* Task statement:
Exactly retype the lines from the top of the data through the line containing "import plotly.graph_objects as go", leaving out every picture.

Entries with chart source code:
☆ ☆ ☆ ☆

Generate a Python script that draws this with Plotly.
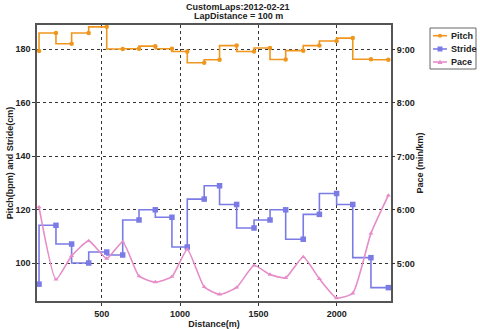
import plotly.graph_objects as go

# Cumulative distance at the end of each lap (m)
distance = [100, 208, 308, 417, 532, 634, 738, 842, 948, 1046, 1154,
            1252, 1361, 1472, 1574, 1674, 1786, 1889, 1999, 2102, 2218, 2329]
# Cadence per lap (bpm)
pitch = [179.4, 186.1, 182.1, 186.1, 188.4, 180.1, 180.2, 181.2, 180.2, 179.2, 175.0,
         176.1, 181.4, 179.2, 180.5, 176.2, 179.5, 181.4, 183.1, 184.2, 176.3, 176.1]
# Stride length per lap (cm)
stride = [92.2, 114.2, 107.2, 100.1, 104.2, 103.1, 116.2, 120.0, 117.2, 106.1, 124.0,
          129.0, 122.0, 113.2, 116.2, 120.0, 109.0, 118.3, 126.1, 122.0, 102.1, 90.9]
# Pace per lap (min/km, decimal minutes)
pace = [6.05, 4.70, 5.14, 5.42, 5.09, 5.40, 4.76, 4.65, 4.75, 5.26, 4.56,
        4.42, 4.55, 4.96, 4.79, 4.73, 5.12, 4.71, 4.35, 4.44, 5.56, 6.27]

pace_ticks = [5, 6, 7, 8, 9]
pace_labels = ["5:00", "6:00", "7:00", "8:00", "9:00"]
left_ticks = [100, 120, 140, 160, 180]
x_ticks = [500, 1000, 1500, 2000]
series_names = ["Pitch", "Stride", "Pace"]

FONT = dict(family="Liberation Sans, Arial, sans-serif", size=9, color="#222", weight="bold")
ORANGE = "#f0961e"
BLUE = "#7b7be6"
PINK = "#e68cc8"

W, H = 480, 329
ML, MR, MT, MB = 37, 89, 25, 28
PW, PH = W - ML - MR, H - MT - MB


def px_x(px):
    """Convert a pixel column to paper x."""
    return (px - ML) / PW


def px_y(py):
    """Convert a pixel row (from top) to paper y."""
    return (H - MB - py) / PH


fig = go.Figure()
fig.add_trace(go.Scatter(
    x=distance, y=pitch, name="Pitch", mode="lines+markers",
    line=dict(color=ORANGE, width=1.6, shape="vh"),
    marker=dict(symbol="circle", size=4.5, color=ORANGE)))
fig.add_trace(go.Scatter(
    x=distance, y=stride, name="Stride", mode="lines+markers",
    line=dict(color=BLUE, width=1.6, shape="vh"),
    marker=dict(symbol="square", size=5.5, color=BLUE)))
fig.add_trace(go.Scatter(
    x=distance, y=pace, name="Pace", mode="lines+markers", yaxis="y2",
    line=dict(color=PINK, width=1.6, shape="spline", smoothing=0.5),
    marker=dict(symbol="triangle-up", size=4.5, color=PINK)))

# Compact legend box drawn with shapes (the native legend is too wide for the margin)
shapes = [dict(type="rect", xref="paper", yref="paper",
               x0=px_x(430), x1=px_x(476), y0=px_y(69), y1=px_y(28),
               line=dict(color="#666", width=1), fillcolor="white", layer="above")]
annotations = []
colors = [ORANGE, BLUE, PINK]
rows = [35.7, 49, 62]
for name, col, row in zip(series_names, colors, rows):
    shapes.append(dict(type="line", xref="paper", yref="paper",
                       x0=px_x(433), x1=px_x(447), y0=px_y(row), y1=px_y(row),
                       line=dict(color=col, width=1.6), layer="above"))
    cx, cy = 440, row
    if name == "Pitch":
        shapes.append(dict(type="circle", xref="paper", yref="paper",
                           x0=px_x(cx - 2), x1=px_x(cx + 2), y0=px_y(cy + 2), y1=px_y(cy - 2),
                           line=dict(width=0), fillcolor=col, layer="above"))
    elif name == "Stride":
        shapes.append(dict(type="rect", xref="paper", yref="paper",
                           x0=px_x(cx - 2.5), x1=px_x(cx + 2.5), y0=px_y(cy + 2.5), y1=px_y(cy - 2.5),
                           line=dict(width=0), fillcolor=col, layer="above"))
    else:
        path = (f"M {px_x(cx - 2.5)} {px_y(cy + 2)} L {px_x(cx + 2.5)} {px_y(cy + 2)} "
                f"L {px_x(cx)} {px_y(cy - 2.5)} Z")
        shapes.append(dict(type="path", xref="paper", yref="paper", path=path,
                           line=dict(width=0), fillcolor=col, layer="above"))
    annotations.append(dict(text=name, xref="paper", yref="paper",
                            x=px_x(449), y=px_y(row), xanchor="left", yanchor="middle",
                            showarrow=False, font=FONT))

# Two-line chart title
annotations.append(dict(text="CustomLaps:2012-02-21", xref="paper", yref="paper",
                        x=px_x(238), y=px_y(6.5), xanchor="center", yanchor="middle",
                        showarrow=False, font=FONT))
annotations.append(dict(text="LapDistance = 100 m", xref="paper", yref="paper",
                        x=px_x(238), y=px_y(16.5), xanchor="center", yanchor="middle",
                        showarrow=False, font=FONT))

fig.update_layout(
    width=W, height=H,
    margin=dict(l=ML, r=MR, t=MT, b=MB, autoexpand=False),
    paper_bgcolor="white", plot_bgcolor="white",
    font=FONT,
    showlegend=False,
    shapes=shapes,
    annotations=annotations,
    xaxis=dict(range=[87, 2346], tickvals=x_ticks, showgrid=True,
               gridcolor="#333", griddash="dot", gridwidth=1,
               showline=True, linecolor="#555", linewidth=1.5, mirror=True,
               ticks="outside", ticklen=3, tickcolor="#333", zeroline=False,
               title=dict(text="Distance(m)", standoff=4, font=FONT)),
    yaxis=dict(range=[85.9, 189.1], tickvals=left_ticks, showgrid=True,
               gridcolor="#333", griddash="dot", gridwidth=1,
               showline=True, linecolor="#555", linewidth=1.5, mirror=True,
               ticks="outside", ticklen=3, tickcolor="#333", zeroline=False,
               title=dict(text="Pitch(bpm) and Stride(cm)", standoff=0, font=FONT)),
    yaxis2=dict(range=[4.296, 9.457], overlaying="y", side="right",
                tickvals=pace_ticks, ticktext=pace_labels, showgrid=False,
                ticks="outside", ticklen=3, tickcolor="#333", zeroline=False,
                showline=False,
                title=dict(text="Pace (min/km)", standoff=2, font=FONT)),
)

fig.write_html("out.html")
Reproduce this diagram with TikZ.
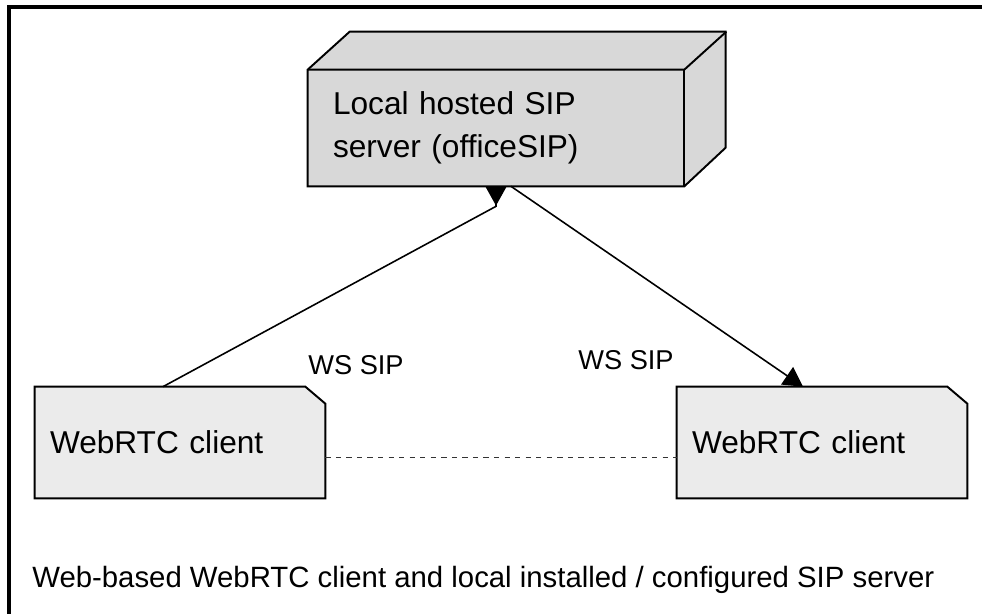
\documentclass[tikz,border=0pt]{standalone}
\usepackage{fontspec}
\setmainfont{Liberation Sans}
\usetikzlibrary{arrows.meta,backgrounds}
\begin{document}
\begin{tikzpicture}[x=0.02cm,y=-0.02cm]
            \definecolor{server_color}{RGB}{216,216,216}
            \definecolor{client_color}{RGB}{235,235,235}
            \tikzstyle{every node} = [inner sep=0pt, font=\fontsize{18}{24.5}\selectfont]
            \tikzstyle{server} = [minimum width=7.52cm, minimum height=2.32cm, text width=6.52cm, inner xsep=0.5cm, align=left]
            \tikzstyle{client} = [minimum width=5.8cm, minimum height=2.22cm, text width=5.2cm, inner xsep=0.3cm, align=left]
            \tikzstyle{outline} = [draw=black, line width=1.1pt, line join=miter]
            \tikzstyle{link} = [line width=0.9pt, black]
            \tikzstyle{ann} = [font=\fontsize{15.5}{18}\selectfont]
            \useasboundingbox (0,0) rectangle (982,614);
            \draw[line width=1.8pt] (9,620) |- (990,7);
            \node[server] (srv) at (496,128) {Local hosted SIP\\server (officeSIP)};
            \node[client] (c1) at (180,442.5) {WebRTC client};
            \node[client] (c2) at (822,442.5) {WebRTC client};
            \begin{scope}[on background layer]
                \filldraw[outline, fill=server_color] (srv.north west) -- ++(42,-38) -- ++(376,0) -- ++(0,116) -- (srv.south east) -- (srv.south west) -- cycle;
                \draw[outline] (srv.north west) -- (srv.north east) -- ++(42,-38);
                \draw[outline] (srv.north east) -- (srv.south east);
                \filldraw[outline, fill=client_color] (c1.south west) -- (c1.north west) -- ([xshift=-0.4cm]c1.north east) -- ([yshift=-0.34cm]c1.north east) -- (c1.south east) -- cycle;
                \filldraw[outline, fill=client_color] (c2.south west) -- (c2.north west) -- ([xshift=-0.4cm]c2.north east) -- ([yshift=-0.34cm]c2.north east) -- (c2.south east) -- cycle;
            \end{scope}
            \draw[link, -{Triangle[reversed, length=11pt, width=12pt]}] ([xshift=-0.34cm]c1.north) -- ([yshift=-0.4cm]srv.south) -- (srv.south);
            \draw[link, -{Triangle[length=11pt, width=12pt]}] ([xshift=0.3cm]srv.south) -- ([xshift=-0.38cm]c2.north);
            \draw[line width=0.8pt, black!80, dash pattern=on 3pt off 3pt] ([yshift=-0.3cm]c1.east) -- ([yshift=-0.3cm]c2.west);
            \node[ann] (sipA) at (356,365) {WS SIP};
            \node[ann] (sipB) at (626,360) {WS SIP};
            \node[ann, anchor=west, font=\fontsize{16.7}{20}\selectfont] (caption) at (32,580) {Web-based WebRTC client and local installed / configured SIP server};
        \end{tikzpicture}
\end{document}
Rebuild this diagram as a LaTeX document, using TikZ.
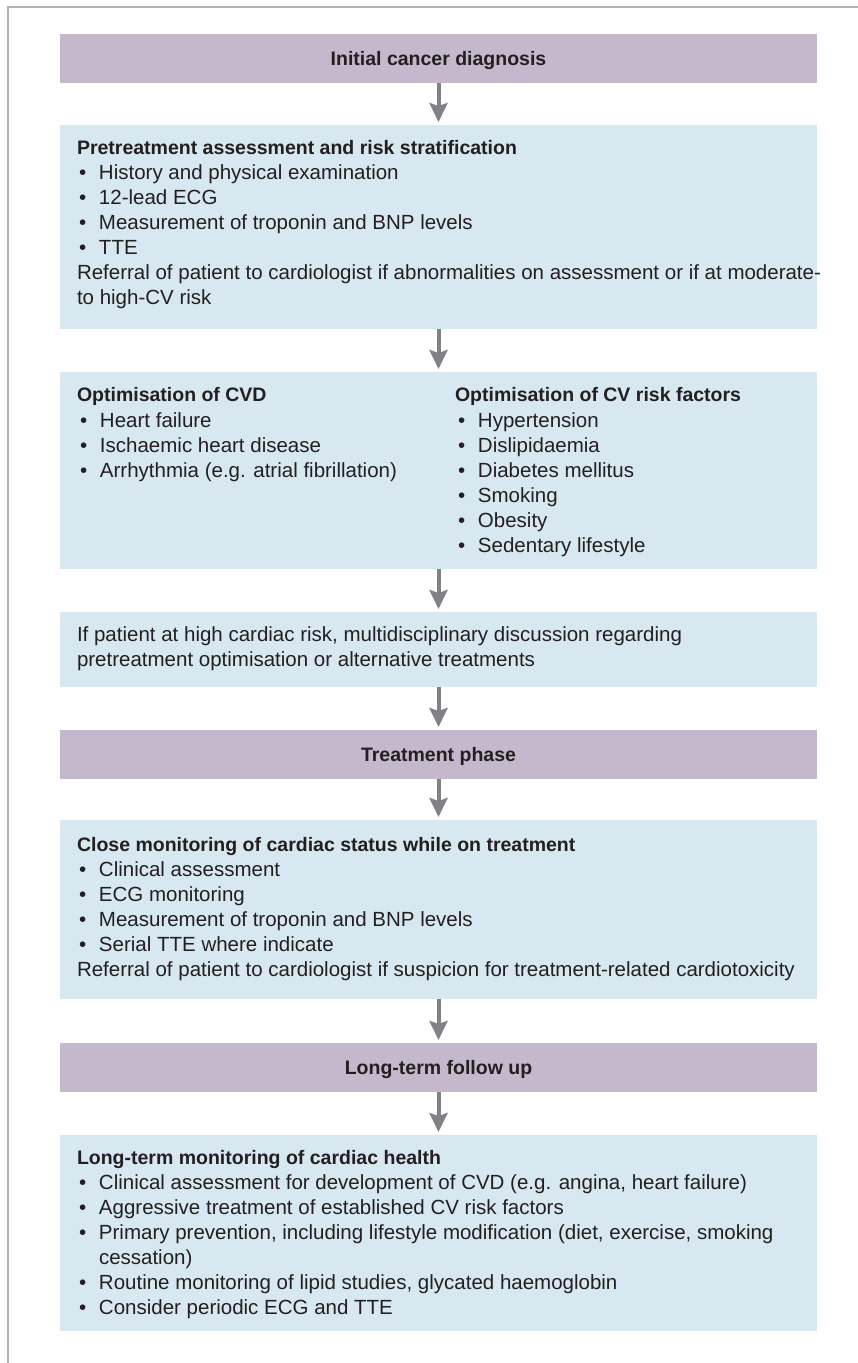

☆ ☆ ☆ ☆

* The response:
Generate a Python script that draws this with Plotly.
import plotly.graph_objects as go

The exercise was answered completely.